Liczba wyświetleń: 2339
Policja drogowa w mieście Wenzhou, w chińskiej prowincji Zhejiang, zaczęła karać mandatami przechodniów, którzy wpatrują się w ekrany swoich telefonów komórkowych podczas przechodzenia przez ulicę – podano w komunikacie policyjnym.
Przyłapani na tym wykroczeniu otrzymają słowną reprymendę lub są karani grzywną w wysokości 10 juanów (około 5 zł), jeśli przeszkodzą w ruchu pojazdów lub innym pieszym.
Mandaty wymierzone w zapalonych miłośników telefonów komórkowych są jednym ze sposobów promowania cywilizowanego zachowania w mieście, które powinno być świadomym wyborem jego mieszkańców – powiedział Xu Weizhong, kierownik ośrodka promowania rozwoju kulturalnego miasta.

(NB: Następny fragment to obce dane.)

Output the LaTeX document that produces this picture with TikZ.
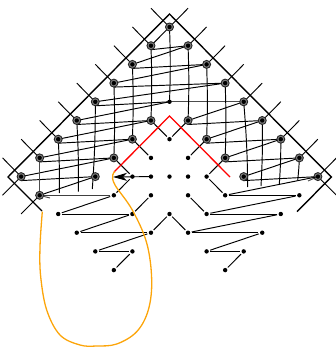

Policja poinformowała, że w dniach 14-22 stycznia w sumie wypisano 111 mandatów i 510 ustnych ostrzeżeń.
Internauci mają mieszane uczucia co do tej metody, bo nie wiadomo, jakie kryteria brane są pod uwagę przy określaniu zachowania stwarzającego zagrożenia dla ruchu drogowego.
Lokalne władze podejmują różne działania w celu zwalczania takich zachowań. W Pekinie na wielu skrzyżowaniach instalowane są specjalne ogrodzenia, które policjanci lub wolontariusze zamykają, gdy zaświeci się czerwone światło, nie pozwalając tym samym pieszym przejść przez jezdnię.
W mieście Daye w prowincji Hubei policja walczy z pieszymi, którzy nie respektują czerwonego światła, przy pomocy pary wodnej i laserów, montując je na skrzyżowaniach. Z kolei w Ningbo zamontowano systemy rozpoznawania twarzy. Na tej podstawie wypisywane są mandaty za przechodzenie na czerwonym świetle.
Źródło: pl.SputnikNews.com
Mandaty powinny byc rowniez dla osob zapatrzonych w komorki nawet przy zielonym swietle
No i prawidłowo. Chcesz gapić się w telefon to rób to w bezpieczny sposób.
@tojazenn
Zwłaszcza tych za kierownicą. Widuję takich mistrzów podzielnej uwagi często. Może nie lampi w ekran ale na pewno rozmawia przez urządzenie trzymane w jednej ręce. W drugiej trzymać nie może bo… ma w niej kierownicę.